For a long time, doctors and other health professionals have warned about the dangers of eating too much red and processed meat and for a long time the debate has raged on between those who love their bacon, steak and sausages and those who lean toward what they see as a more moderate and healthy diet.
Now, the International Agency for Research on Cancer (IARC) — the branch of the World Health Organization (WHO) that heads research into the disease — has officially appraised the potential carcinogenic properties of meat — and the results make uncomfortable reading for meat-lovers.
The IARC report classifies red meat — that's all varieties of "mammalian muscle meat, such as beef, veal, pork, lamb, mutton, horse and goat" — as "probably carcinogenic to humans." This means the advice is based on limited knowledge — though observation seems to show a clear correlation between consumption of red meat and cancer, as yet no direct cause has been outlined. On the other hand, processed meat — that is "meat that has been transformed through salting, curing, fermentation, smoking or other processes to enhance flavor or improve preservation" is described emphatically as "carcinogenic to humans."

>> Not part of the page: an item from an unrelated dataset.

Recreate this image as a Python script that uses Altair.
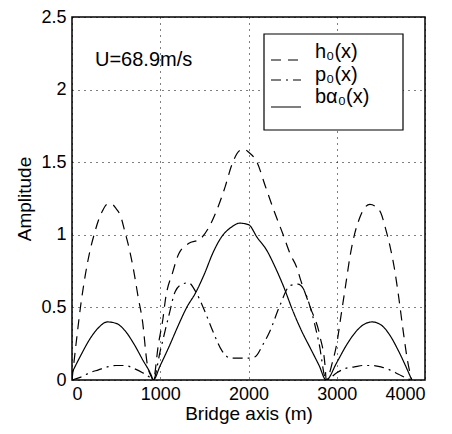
import altair as alt
import pandas as pd

# ---- data ----
series_names = ["h₀(x)", "p₀(x)", "bα₀(x)"]
annotation = "U=68.9m/s"

h_x = [0, 50, 100, 150, 200, 250, 300, 350, 400, 450, 500, 550, 600, 650, 700, 750, 800, 850, 900, 920,
       980, 1030, 1060, 1140, 1210, 1320, 1450, 1550, 1660, 1735, 1810, 1900, 1950, 2000, 2096, 2188,
       2280, 2393, 2471, 2550, 2585, 2700, 2810, 2870, 2880,
       2950, 3000, 3050, 3100, 3150, 3200, 3250, 3300, 3375, 3450, 3500, 3550, 3600, 3650, 3700, 3750,
       3800, 3850]
h_y = [0, 0.27, 0.52, 0.72, 0.88, 1.0, 1.1, 1.17, 1.21, 1.21, 1.18, 1.13, 1.02, 0.9, 0.75, 0.57, 0.4,
       0.12, 0.02, 0,
       0.25, 0.42, 0.56, 0.74, 0.87, 0.94, 0.97, 1.05, 1.2, 1.33, 1.48, 1.58, 1.59, 1.57, 1.5, 1.34,
       1.18, 1.0, 0.87, 0.77, 0.70, 0.5, 0.3, 0.08, 0,
       0.12, 0.25, 0.45, 0.65, 0.85, 1.0, 1.1, 1.17, 1.21, 1.19, 1.15, 1.05, 0.93, 0.78, 0.58, 0.35,
       0.14, 0]

p_x = [0, 100, 200, 300, 400, 500, 600, 700, 800, 900, 920,
       1000, 1100, 1170, 1250, 1320, 1400, 1500, 1600, 1700, 1800, 1900, 2000, 2075, 2160, 2245, 2360,
       2470, 2560, 2620, 2700, 2800, 2880,
       3000, 3100, 3200, 3300, 3400, 3500, 3600, 3700, 3800, 3850]
p_y = [0, 0.02, 0.05, 0.07, 0.09, 0.1, 0.1, 0.08, 0.05, 0.01, 0,
       0.2, 0.45, 0.61, 0.66, 0.67, 0.61, 0.48, 0.33, 0.2, 0.15, 0.15, 0.15, 0.16, 0.24, 0.34, 0.52,
       0.65, 0.66, 0.63, 0.5, 0.25, 0,
       0.05, 0.08, 0.09, 0.1, 0.1, 0.09, 0.07, 0.04, 0.01, 0]

b_x = [0, 100, 200, 300, 400, 500, 600, 700, 800, 900, 920,
       1000, 1100, 1200, 1300, 1400, 1500, 1600, 1700, 1800, 1900, 2000, 2100, 2200, 2300, 2400, 2500,
       2600, 2700, 2800, 2880,
       3000, 3100, 3200, 3300, 3400, 3500, 3600, 3700, 3800, 3850]
b_y = [0.05, 0.17, 0.28, 0.36, 0.40, 0.39, 0.34, 0.25, 0.14, 0.03, 0,
       0.1, 0.23, 0.37, 0.5, 0.6, 0.73, 0.88, 0.99, 1.05, 1.08, 1.07, 0.98, 0.9, 0.78, 0.64, 0.48,
       0.34, 0.22, 0.1, 0,
       0.12, 0.23, 0.32, 0.38, 0.40, 0.38, 0.31, 0.2, 0.07, 0]

x_ticks = [0, 1000, 2000, 3000, 4000]
y_ticks = [0, 0.5, 1, 1.5, 2, 2.5]

# ---- build table ----
frames = []
for name, xs, ys in zip(series_names, [h_x, p_x, b_x], [h_y, p_y, b_y]):
    frames.append(pd.DataFrame({"x": xs, "y": ys, "series": name}))
df = pd.concat(frames, ignore_index=True)

FONT = "Liberation Sans"
dashes = [[10, 7], [10, 5, 2, 5], [1, 0]]

lines = alt.Chart(df).mark_line(color="black", strokeWidth=1.2, interpolate="monotone", clip=True).encode(
    x=alt.X("x:Q", scale=alt.Scale(domain=[0, 4000], nice=False),
            axis=alt.Axis(values=x_ticks, labelExpr="datum.value", title="Bridge axis (m)",
                          labelPadding=5, titlePadding=1)),
    y=alt.Y("y:Q", scale=alt.Scale(domain=[0, 2.5], nice=False),
            axis=alt.Axis(values=y_ticks, labelExpr="datum.value", title="Amplitude",
                          labelPadding=6, titlePadding=6)),
    strokeDash=alt.StrokeDash("series:N", scale=alt.Scale(domain=series_names, range=dashes), legend=None),
    detail="series:N",
)

one = pd.DataFrame({"a": [0]})

legend_box = alt.Chart(one).mark_rect(fill="white", stroke="black", strokeWidth=1.2).encode(
    x=alt.value(192), x2=alt.value(331), y=alt.value(17), y2=alt.value(113)
)

row_line_y = [43, 63, 90]
row_text_y = [35, 58, 80]
legend_layers = []
for i, name in enumerate(series_names):
    legend_layers.append(
        alt.Chart(one).mark_rule(color="black", strokeWidth=1.2, strokeDash=dashes[i]).encode(
            x=alt.value(199), x2=alt.value(229), y=alt.value(row_line_y[i])
        )
    )
    legend_layers.append(
        alt.Chart(one).mark_text(text=name, align="left", baseline="middle", fontSize=20,
                                 font=FONT, color="black").encode(
            x=alt.value(243), y=alt.value(row_text_y[i])
        )
    )

note = alt.Chart(one).mark_text(text=annotation, align="left", baseline="middle", fontSize=20,
                                font=FONT, color="black").encode(x=alt.value(23), y=alt.value(43))

chart = alt.layer(lines, legend_box, *legend_layers, note).properties(
    width=353, height=363,
    autosize=alt.AutoSizeParams(type="none"),
    padding={"left": 64, "top": 9, "right": 19, "bottom": 44},
    background="white",
).configure_view(
    stroke="black", strokeWidth=1.5
).configure_axis(
    labelFont=FONT, titleFont=FONT, labelFontSize=18, titleFontSize=19,
    titleFontWeight="normal", labelColor="black", titleColor="black",
    domain=False, ticks=False, grid=True, gridColor="black", gridDash=[1, 5],
    gridWidth=1, gridOpacity=1,
)

chart.save("out.html", embed_options={"renderer": "svg", "actions": False})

Most processed meats contain pork or beef, the researchers say, but so-called processed meats — for example, hotdogs, ham, sausages, corned beef, biltong or beef jerky, canned meat and even meat-based preparations and sauces — can be made using other forms of red meats as well as poultry, offal or meat byproducts such as blood. According to a study released by the National Institutes of Health (NIH) in 2011: "Despite a shift toward higher poultry consumption… [t]wenty-two percent of the meat consumed in the U.S. is processed."

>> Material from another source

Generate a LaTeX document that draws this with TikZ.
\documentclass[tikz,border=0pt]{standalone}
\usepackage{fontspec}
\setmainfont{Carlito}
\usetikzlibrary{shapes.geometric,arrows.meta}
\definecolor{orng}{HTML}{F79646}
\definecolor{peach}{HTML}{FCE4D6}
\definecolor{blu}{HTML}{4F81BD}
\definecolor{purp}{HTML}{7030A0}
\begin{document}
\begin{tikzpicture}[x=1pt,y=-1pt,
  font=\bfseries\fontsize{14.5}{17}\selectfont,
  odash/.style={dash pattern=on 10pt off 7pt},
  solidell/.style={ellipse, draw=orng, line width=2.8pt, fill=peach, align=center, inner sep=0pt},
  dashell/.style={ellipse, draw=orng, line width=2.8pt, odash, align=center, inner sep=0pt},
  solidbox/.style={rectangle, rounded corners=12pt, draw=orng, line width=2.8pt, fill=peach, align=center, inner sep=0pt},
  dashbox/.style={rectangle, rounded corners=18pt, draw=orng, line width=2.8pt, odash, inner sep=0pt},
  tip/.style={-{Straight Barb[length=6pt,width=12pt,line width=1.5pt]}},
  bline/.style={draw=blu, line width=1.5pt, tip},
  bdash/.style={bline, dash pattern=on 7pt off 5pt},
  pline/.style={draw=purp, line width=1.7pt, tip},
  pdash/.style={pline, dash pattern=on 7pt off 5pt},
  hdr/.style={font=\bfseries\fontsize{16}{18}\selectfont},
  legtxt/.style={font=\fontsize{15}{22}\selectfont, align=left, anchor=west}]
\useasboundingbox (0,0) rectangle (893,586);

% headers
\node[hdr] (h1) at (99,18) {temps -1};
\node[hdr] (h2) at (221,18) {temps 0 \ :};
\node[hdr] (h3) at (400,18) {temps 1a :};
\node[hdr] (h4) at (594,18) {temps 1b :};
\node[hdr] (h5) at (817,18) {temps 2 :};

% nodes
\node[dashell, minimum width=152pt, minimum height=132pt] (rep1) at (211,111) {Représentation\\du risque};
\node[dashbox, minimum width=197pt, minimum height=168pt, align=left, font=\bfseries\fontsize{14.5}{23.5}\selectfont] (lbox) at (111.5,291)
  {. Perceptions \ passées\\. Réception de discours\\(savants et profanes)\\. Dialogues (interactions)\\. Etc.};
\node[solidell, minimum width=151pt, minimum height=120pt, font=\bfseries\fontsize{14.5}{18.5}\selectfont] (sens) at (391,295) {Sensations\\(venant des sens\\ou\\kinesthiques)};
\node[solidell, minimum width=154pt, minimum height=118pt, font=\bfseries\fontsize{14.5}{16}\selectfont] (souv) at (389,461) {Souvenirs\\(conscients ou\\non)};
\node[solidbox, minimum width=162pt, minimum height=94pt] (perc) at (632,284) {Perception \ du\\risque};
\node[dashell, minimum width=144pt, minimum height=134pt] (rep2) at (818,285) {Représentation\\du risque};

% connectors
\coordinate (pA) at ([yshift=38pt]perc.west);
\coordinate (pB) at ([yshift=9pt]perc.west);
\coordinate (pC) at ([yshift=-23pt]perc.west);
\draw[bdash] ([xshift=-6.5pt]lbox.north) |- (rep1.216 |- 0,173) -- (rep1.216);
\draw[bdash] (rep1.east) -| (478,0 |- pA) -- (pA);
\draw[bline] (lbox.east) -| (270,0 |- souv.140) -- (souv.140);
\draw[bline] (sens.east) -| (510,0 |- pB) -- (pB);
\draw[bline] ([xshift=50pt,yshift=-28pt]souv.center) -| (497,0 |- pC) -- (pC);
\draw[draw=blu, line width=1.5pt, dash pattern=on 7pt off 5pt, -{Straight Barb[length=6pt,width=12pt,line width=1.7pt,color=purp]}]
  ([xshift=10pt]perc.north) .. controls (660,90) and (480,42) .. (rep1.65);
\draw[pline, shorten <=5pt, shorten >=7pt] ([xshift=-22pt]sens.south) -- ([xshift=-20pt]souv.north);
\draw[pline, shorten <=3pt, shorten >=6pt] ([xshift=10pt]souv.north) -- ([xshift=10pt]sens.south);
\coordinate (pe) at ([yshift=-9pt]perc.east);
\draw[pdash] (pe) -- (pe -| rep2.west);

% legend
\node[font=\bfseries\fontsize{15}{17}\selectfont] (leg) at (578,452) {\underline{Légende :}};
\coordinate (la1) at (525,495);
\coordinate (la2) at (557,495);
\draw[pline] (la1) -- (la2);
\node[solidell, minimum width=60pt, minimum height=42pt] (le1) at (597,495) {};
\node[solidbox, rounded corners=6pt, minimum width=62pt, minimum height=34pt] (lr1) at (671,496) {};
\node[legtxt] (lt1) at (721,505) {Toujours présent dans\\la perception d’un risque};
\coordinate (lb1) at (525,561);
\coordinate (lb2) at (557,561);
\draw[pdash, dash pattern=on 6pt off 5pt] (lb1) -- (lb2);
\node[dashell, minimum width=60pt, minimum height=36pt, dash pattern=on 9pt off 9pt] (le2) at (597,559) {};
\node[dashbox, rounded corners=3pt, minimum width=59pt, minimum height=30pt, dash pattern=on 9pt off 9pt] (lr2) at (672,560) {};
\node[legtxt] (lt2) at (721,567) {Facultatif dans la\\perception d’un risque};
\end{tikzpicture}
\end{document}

The report, the organization say, is based on strong evidence of a link based on clinical observations. A group of 22 experts from 10 countries was assembled by the IARC to review the currently available scientific literature. Looking at more than 800 studies that covered a dozen types of cancer and the consumption of red meat or processed meat in a number of worldwide populations with diverse diets, the researchers concluded that though the levels of consumption for red and processed meat varies widely around the world, each 50-gram portion (that's 1.8 ounces or about 6 slices) of processed meat eaten daily means an 18 percent increase in the risk of colorectal cancer. Red meat was also linked to colorectal cancer as well as cancer of the pancreas and prostate. According to the North American Meat Institute, "American men on average eat 6.9 oz. of meat per day and women eat 4.4 oz."
This may not seem to add up when you look at the figures — according to the Global Burden of Disease Project, an independent academic research organization, 34,000 deaths a year are attributable to diets high in processed meat — but the danger to health becomes more significant depending on the quantity in your diet. "For an individual, the risk of developing colorectal cancer because of their consumption of processed meat remains small," says Dr. Kurt Straif, head of the IARC Monographs Programme, "but this risk increases with the amount of meat consumed." Straif says, however, that it is the ubiquity of meat consumption that makes understanding its effect so vital. “In view of the large number of people who consume processed meat, the global impact on cancer incidence is of public health importance.”
Indeed, says the IARC, although the risks are small, the advice is important because "many people worldwide eat meat and meat consumption is increasing in low- and middle-income countries." According to Dr. Christopher Wild, the director of IARC, the finding "further supports current public health recommendations to limit intake of meat." At the same time, he says, "red meat has nutritional value. Therefore, these results are important in enabling governments and international regulatory agencies to conduct risk assessments, to balance the risks and benefits of eating red meat and processed meat and to provide the best possible dietary recommendations."
Since the storm of reaction to the new report broke this week, some voices have claimed the advice is old news and unworthy of the "panic" the IARC seem to advocate. Although panic is rarely a good solution to any problem, it is true that an advisory committee met last year and decided that red meat and processed meat were "high priorities for evaluation." Nevertheless, four years ago, the American Cancer Society and eight years ago the National Institutes of Health were warning of the "association between consumption of red and processed meats and cancer, particularly colorectal cancer."
What we should take away from the IARC announcement is the fact that these warnings are still important. Just because pre-existing data has been collated and reissued does not make that information any less vital — good advice is still good advice.